Sunday, February 05, 2006

Ionic propulsion

The latest in our faster that the times posts emphasizes ionic propulsion another of 1989s many breakthroughs. It started as a high compression turbine chamber, but the simulations run tended to show that it is possible to do nearly the same thing with hydrogen ions. By applying poles to the turbines and an intermediate opposing field, the introduction of ions into the vector space allows for "magnetic compression."
By pulsing the intermediate field while also transversely pulsing the oppsoite turbine poles, high energy ions can then be propelled from the vector space applying an external force to the chamber.

By using a large enough ion emittance surface it is then possible to mimic the thrust applied from actually combusting hydrogen or even heavier nitrogen (though on a lower scale). WHile modeling the propellant force achieved through combustion, I began to look for ways to actually "ignite" these ions. Simulations showed that certain em frequencies can be used to apply fields to the ion clusters to increase their motion.

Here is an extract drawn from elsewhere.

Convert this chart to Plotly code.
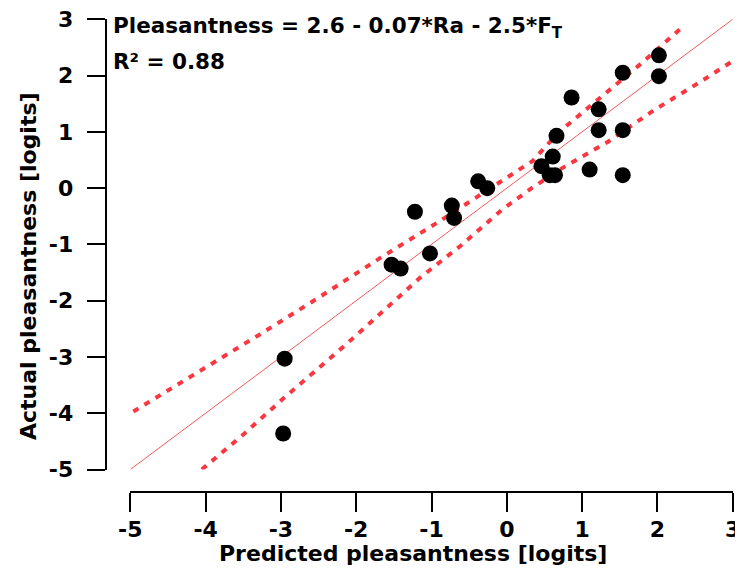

At that point, I had actually modeled extraorbital propulsion, which works slightly differently than atmospheric propulsion because of the tremendous forces fo gravity between bodies and the lack of volumetric pressure. Probably the hardest thing was to decouple from the ion source. It was a real bitch too. Funny enough that work led to the big deal.... teleportation. Actually it was a combination of that and laser work, but we probably won't talk too much about that.